Published: Sep 25, 2012 05:04 PM
Modified: Sep 25, 2012 05:06 PM
Developer Roger Perry already has revised his plans for the big Obey Creek mixed-use development off U.S. 15-501 opposite Southern Village.
From the looks of things, though, he has a lot more work to do before Obey Creek passes muster.
Perry presented his latest concept plan to the Town Council Wednesday night. The new version is scaled down from the original, but it’s still huge: some 1.6 million square feet of floor space, including retail space twice the size of University Mall and a big-box store; a 130-room hotel; and 600 residential units. All of that would go on about 40 acres of the 120-plus acre site.
That’s a vision that is more than a little hard to square with the 1992 Southern Small Area Plan that recommended low-density development on the east side of 15-501 South to offset high-density Southern Village on the west side.
A more recent economic development survey suggested the opposite – that the 15-501 corridor is suitable for more intensive development.
Some residents and Town Council members say it’s not much closer to meeting the more recent guidelines reflected in the new Chapel Hill 2020 and Comprehensive Plan reports.
Those documents allow that some development in the area might be appropriate, but they say that development should be similar in design to that of Southern Village, and they also say the town should honor the spirit of the Small Area Plan.
You could find some inconsistency in those guidelines, and Perry does. He pointed out that 2020 has some “inconsistencies and incongruities,” which it does.

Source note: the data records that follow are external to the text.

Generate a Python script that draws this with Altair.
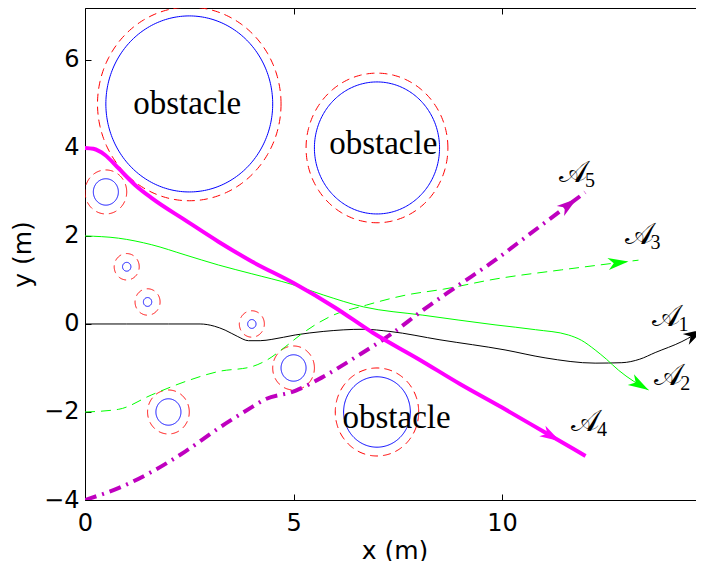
import math
import altair as alt
import numpy as np
import pandas as pd

# ---------------- data ----------------
obs_cx = [2.5, 7.0, 7.0, 0.5, 1.0, 1.5, 4.0, 5.0, 2.0]
obs_cy = [5.0, 4.0, -2.0, 3.0, 1.3, 0.5, 0.0, -1.0, -2.0]
obs_r = [2.0, 1.5, 0.8, 0.3, 0.1, 0.1, 0.1, 0.3, 0.3]
safety_margin = 0.2

obst_label_x = [2.45, 7.15, 7.47]
obst_label_y = [5.0, 4.1, -2.14]
obst_label = ["obstacle", "obstacle", "obstacle"]

a1_x = [0, 1, 2, 2.76, 3.1, 3.36, 3.65, 3.92, 4.2, 4.48, 5.04, 5.71, 6.67, 7.31, 8.51, 10.07, 11.03, 12.23, 12.87, 13.3, 13.67, 14.31, 14.83]
a1_y = [0, 0, 0, 0, -0.05, -0.14, -0.28, -0.38, -0.38, -0.35, -0.25, -0.17, -0.12, -0.17, -0.36, -0.59, -0.77, -0.89, -0.88, -0.8, -0.65, -0.4, -0.12]

a2_x = [0, 0.8, 1.6, 2.4, 3.2, 4.0, 4.96, 5.71, 6.67, 8.1, 9.83, 10.8, 11.59, 11.9, 12.23, 12.5, 12.79, 13.15, 13.51]
a2_y = [2.0, 1.95, 1.8, 1.57, 1.34, 1.14, 0.9, 0.66, 0.39, 0.2, -0.02, -0.13, -0.25, -0.37, -0.59, -0.8, -1.05, -1.3, -1.5]

a3_x = [0, 0.8, 1.6, 2.4, 3.2, 4.0, 4.36, 4.8, 5.16, 5.88, 6.75, 7.71, 8.59, 9.83, 11.43, 13.27]
a3_y = [-2.0, -1.94, -1.61, -1.31, -1.08, -0.97, -0.82, -0.52, -0.25, 0.17, 0.43, 0.66, 0.79, 1.02, 1.23, 1.45]

a4_x = [0, 0.2, 0.48, 0.8, 1.2, 1.6, 2.4, 3.2, 4.0, 5.0, 6.0, 6.9, 8.0, 9.0, 10.0, 11.0, 12.0]
a4_y = [4.0, 3.98, 3.84, 3.54, 3.16, 2.86, 2.36, 1.87, 1.42, 0.93, 0.37, -0.2, -0.8, -1.37, -1.9, -2.45, -3.0]

a5_x = [0, 0.8, 1.6, 2.4, 3.2, 4.0, 4.28, 5.04, 5.71, 6.51, 7.31, 8.11, 8.91, 9.83, 10.63, 11.43, 11.99]
a5_y = [-4.0, -3.73, -3.36, -2.9, -2.37, -1.89, -1.73, -1.52, -1.2, -0.74, -0.25, 0.32, 0.85, 1.45, 2.02, 2.59, 2.99]

series_x = [a1_x, a2_x, a3_x, a4_x, a5_x]
series_y = [a1_y, a2_y, a3_y, a4_y, a5_y]
series_sub = ["1", "2", "3", "4", "5"]
arrow_at_x = [14.83, 13.51, 13.03, 11.39, 11.79]
label_x = [13.94, 13.98, 13.27, 11.99, 11.70]
label_y = [0.07, -1.27, 1.93, -2.32, 3.34]

x_ticks = [0, 5, 10]
y_ticks = [-4, -2, 0, 2, 4, 6]

# ---------------- layout ----------------
W, H = 619, 492
XMIN, XMAX = 0.0, 14.84
YMIN, YMAX = -4.0, 7.18
sx = W / (XMAX - XMIN)
sy = H / (YMAX - YMIN)

colors = ["#000000", "#00ff00", "#00ff00", "#ff00ff", "#bf00bf"]
FONT = "DejaVu Sans"

xs = alt.Scale(domain=[XMIN, XMAX], nice=False, zero=False)
ys = alt.Scale(domain=[YMIN, YMAX], nice=False, zero=False)

# circle outlines built from centres / radii
t = np.linspace(0, 2 * np.pi, 241)
rows_b, rows_r = [], []
for i, (cx, cy, r) in enumerate(zip(obs_cx, obs_cy, obs_r)):
    for k, tt in enumerate(t):
        rows_b.append({"id": i, "k": k, "x": cx + r * np.cos(tt), "y": cy + r * np.sin(tt)})
        rr = r + safety_margin
        rows_r.append({"id": i, "k": k, "x": cx + rr * np.cos(tt), "y": cy + rr * np.sin(tt)})
df_blue = pd.DataFrame(rows_b)
df_red = pd.DataFrame(rows_r)

no_title = dict(title=None)

main_x_axis = alt.Axis(orient="bottom", values=x_ticks, ticks=False, tickSize=0, domain=True,
                       domainColor="black", domainWidth=1, labelFont=FONT, labelFontSize=24,
                       labelColor="black", labelPadding=11, labelFlush=False, grid=False,
                       title="x (m)", titleFont=FONT, titleFontSize=25, titleFontWeight="normal",
                       titleColor="black", titlePadding=3)
main_y_axis = alt.Axis(orient="left", values=y_ticks, ticks=False, tickSize=0, domain=True,
                       domainColor="black", domainWidth=1, labelFont=FONT, labelFontSize=24,
                       labelColor="black", labelPadding=6, labelFlush=False, grid=False,
                       title="y (m)", titleFont=FONT, titleFontSize=25, titleFontWeight="normal",
                       titleColor="black", titlePadding=8)
# inward-pointing ticks (axes mirrored onto the opposite edge)
tick_x_bottom = alt.Axis(orient="top", offset=-H, values=x_ticks, labels=False, domain=False,
                         ticks=True, tickSize=6, tickColor="black", tickWidth=1, grid=False, **no_title)
tick_y_left = alt.Axis(orient="right", offset=-W, values=y_ticks, labels=False, domain=False,
                       ticks=True, tickSize=6, tickColor="black", tickWidth=1, grid=False, **no_title)
top_axis = alt.Axis(orient="bottom", offset=-H, values=x_ticks, labels=False, domain=True,
                    domainColor="black", domainWidth=1, ticks=True, tickSize=6, tickColor="black",
                    tickWidth=1, grid=False, **no_title)

blue = alt.Chart(df_blue).mark_line(color="#0000ff", strokeWidth=1, clip=True).encode(
    x=alt.X("x:Q", scale=xs, axis=main_x_axis),
    y=alt.Y("y:Q", scale=ys, axis=main_y_axis),
    detail="id:N", order="k:Q")

red = alt.Chart(df_red).mark_line(color="#ff0000", strokeWidth=1, strokeDash=[8, 5], clip=True).encode(
    x=alt.X("x:Q", scale=xs, axis=tick_x_bottom),
    y=alt.Y("y:Q", scale=ys, axis=tick_y_left),
    detail="id:N", order="k:Q")

styles = [
    dict(strokeWidth=1),
    dict(strokeWidth=1),
    dict(strokeWidth=1, strokeDash=[10, 6]),
    dict(strokeWidth=4),
    dict(strokeWidth=4, strokeDash=[12, 6, 2, 6]),
]

traj_layers = []
for j in range(5):
    df = pd.DataFrame({"x": series_x[j], "y": series_y[j]})
    if j == 0:
        xe = alt.X("x:Q", scale=xs, axis=top_axis)
    else:
        xe = alt.X("x:Q", scale=xs, axis=None)
    traj_layers.append(
        alt.Chart(df).mark_line(color=colors[j], interpolate="monotone", clip=True, **styles[j]).encode(
            x=xe, y=alt.Y("y:Q", scale=ys, axis=None)))

# arrow heads, oriented along the local direction of each path
arr_rows = []
for j in range(5):
    ax = arrow_at_x[j]
    ay = float(np.interp(ax, series_x[j], series_y[j]))
    bx = ax - 0.3
    by = float(np.interp(bx, series_x[j], series_y[j]))
    ang = math.degrees(math.atan2((ax - bx) * sx, (ay - by) * sy)) % 360
    arr_rows.append({"x": ax, "y": ay, "angle": ang, "col": colors[j]})
df_arr = pd.DataFrame(arr_rows)
ARROW = "M0,0 L0.6,2 L0,1.45 L-0.6,2 Z"
arrows = alt.Chart(df_arr).mark_point(shape=ARROW, filled=True, size=420, opacity=1, clip=True).encode(
    x=alt.X("x:Q", scale=xs, axis=None), y=alt.Y("y:Q", scale=ys, axis=None),
    angle=alt.Angle("angle:Q", scale=None), color=alt.Color("col:N", scale=None))

df_obl = pd.DataFrame({"x": obst_label_x, "y": obst_label_y, "t": obst_label})
obl = alt.Chart(df_obl).mark_text(font="Liberation Serif", fontSize=33, color="black",
                                  align="center", baseline="middle").encode(
    x=alt.X("x:Q", scale=xs, axis=None), y=alt.Y("y:Q", scale=ys, axis=None), text="t:N")

df_lab = pd.DataFrame({"x": label_x, "y": label_y, "sub": series_sub, "A": ["𝒜"] * 5})
lab_main = alt.Chart(df_lab).mark_text(font="DejaVu Serif", fontSize=30, color="black",
                                       align="center", baseline="middle", dy=-4).encode(
    x=alt.X("x:Q", scale=xs, axis=None), y=alt.Y("y:Q", scale=ys, axis=None), text="A:N")
lab_sub = alt.Chart(df_lab).mark_text(font="Liberation Serif", fontSize=20, color="black",
                                      align="center", baseline="middle", dx=17, dy=4).encode(
    x=alt.X("x:Q", scale=xs, axis=None), y=alt.Y("y:Q", scale=ys, axis=None), text="sub:N")

chart = alt.layer(
    blue, red, obl, traj_layers[0], traj_layers[1], traj_layers[2], traj_layers[4], traj_layers[3],
    arrows, lab_main, lab_sub
).resolve_axis(x="independent", y="independent").properties(
    width=W, height=H,
    autosize=alt.AutoSizeParams(type="none"),
    padding={"left": 77, "top": 0, "right": -8, "bottom": 61},
).configure_view(stroke="transparent", strokeWidth=0)

chart.save("out.html", embed_options={"renderer": "svg", "actions": False})
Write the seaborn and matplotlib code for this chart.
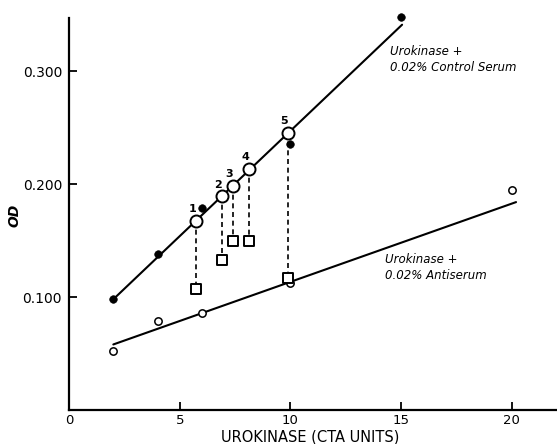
import matplotlib
matplotlib.use("Agg")
import matplotlib.pyplot as plt
import seaborn as sns
import pandas as pd
import numpy as np

# ---- data ----
control_x = [2, 4, 6, 10, 15]
control_y = [0.098, 0.138, 0.179, 0.235, 0.348]

anti_x = [2, 4, 6, 10, 20]
anti_y = [0.052, 0.079, 0.086, 0.112, 0.195]

control_fit_x = [2, 15.05]
control_fit_y = [0.098, 0.341]
anti_fit_x = [2, 20.2]
anti_fit_y = [0.058, 0.184]

sample_labels = ["1", "2", "3", "4", "5"]
sample_x = [5.75, 6.9, 7.4, 8.15, 9.9]
sample_control_y = [0.167, 0.189, 0.198, 0.213, 0.245]
sample_square_y = [0.107, 0.133, 0.150, 0.150, 0.117]

xticks = [0, 5, 10, 15, 20]
xtick_labels = ["0", "5", "10", "15", "20"]
yticks = [0.1, 0.2, 0.3]
ytick_labels = ["0.100", "0.200", "0.300"]

sns.set_style("ticks")
plt.rcParams['font.family'] = ['DejaVu Sans']
plt.rcParams['text.color'] = 'black'
plt.rcParams['xtick.color'] = 'black'
plt.rcParams['ytick.color'] = 'black'
plt.rcParams['axes.labelcolor'] = 'black'

fig = plt.figure(figsize=(5.57, 4.44), dpi=100)
ax = fig.add_axes([0.124, 0.0766, 0.874, 0.883])

# fitted lines
sns.lineplot(x=control_fit_x, y=control_fit_y, ax=ax, color="black", lw=1.5)
sns.lineplot(x=anti_fit_x, y=anti_fit_y, ax=ax, color="black", lw=1.5)

# dashed drop lines
for sx, cy, qy in zip(sample_x, sample_control_y, sample_square_y):
    ax.plot([sx, sx], [cy, qy], color="black", lw=1.2, ls=(0, (3, 2.2)), zorder=2)

# points
sns.scatterplot(x=control_x, y=control_y, ax=ax, color="black", s=30,
                edgecolor="black", zorder=4, clip_on=False)
sns.scatterplot(x=anti_x, y=anti_y, ax=ax, color="white", s=28,
                edgecolor="black", linewidth=1.1, zorder=4, clip_on=False)
sns.scatterplot(x=sample_x, y=sample_control_y, ax=ax, color="white", s=75,
                edgecolor="black", linewidth=1.4, zorder=5)
sns.scatterplot(x=sample_x, y=sample_square_y, ax=ax, color="white", s=60,
                marker="s", edgecolor="black", linewidth=1.4, zorder=5)

for lab, sx, cy in zip(sample_labels, sample_x, sample_control_y):
    ax.annotate(lab, (sx, cy), xytext=(-3, 5), textcoords="offset points",
                ha="center", va="bottom", fontsize=8, fontweight="bold")

ax.text(14.5, 0.310, "Urokinase +\n0.02% Control Serum", fontsize=8.5,
        style="italic", ha="left", va="center", linespacing=1.25)
ax.text(14.3, 0.126, "Urokinase +\n0.02% Antiserum", fontsize=8.5,
        style="italic", ha="left", va="center", linespacing=1.25)

ax.set_xlim(0, 22)
ax.set_ylim(0, 0.347)
ax.set_xticks(xticks)
ax.set_xticklabels(xtick_labels)
ax.set_yticks(yticks)
ax.set_yticklabels(ytick_labels)
ax.tick_params(axis="x", direction="in", length=6, width=1.3, pad=3, labelsize=9.5)
ax.tick_params(axis="y", direction="in", length=6, width=1.3, pad=5, labelsize=10)
for t in ax.get_xticklines():
    if t.get_xdata()[0] == 0:
        t.set_visible(False)

ax.set_xlabel("UROKINASE (CTA UNITS)", fontsize=10.5)
ax.set_ylabel("OD", fontsize=10, style="italic", fontweight="bold")
ax.xaxis.set_label_coords(0.495, -0.05)
ax.yaxis.set_label_coords(-0.098, 0.497)

sns.despine(ax=ax)
for s in ["left", "bottom"]:
    ax.spines[s].set_linewidth(1.6)
    ax.spines[s].set_color("black")

fig.savefig("out.png", dpi=100)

Still, from where we sit it’s hard to interpret Obey Creek as it is currently configured as being in keeping with the spirit of the Small Area Plan and Chapel Hill 2020. Guidelines aren’t worth much if they’re only in force until a developer comes along with a proposal that flies in their face.
We like the suggestion made by Council members Ed Harrison and Penny Rich, who said Obey Creek could benefit a great deal by pursuing a review process like the one developer Clay Grubb used with his planned redevelopment of Glen Lennox.
There, the developer began with a plan that was wildly out of keeping with what virtually anyone in the neighborhood considered feasible or desirable. People howled, and Grubb withdrew the plan and started over. He invited community feedback, welcomed suggestions, met with the neighbors. He made them a part of the process, and they responded by embracing it.
What emerged was a Neighborhood Conservation District plan that the community had helped craft and that neighbors could accept.
Perry said Wednesday he too was willing to scrap his plans and start over again. If the town would join with him on creating a development agreement similar to the one that guided Carolina North for Obey Creek, he said, he would start with a blank slate. That sounds like a plan worth exploring.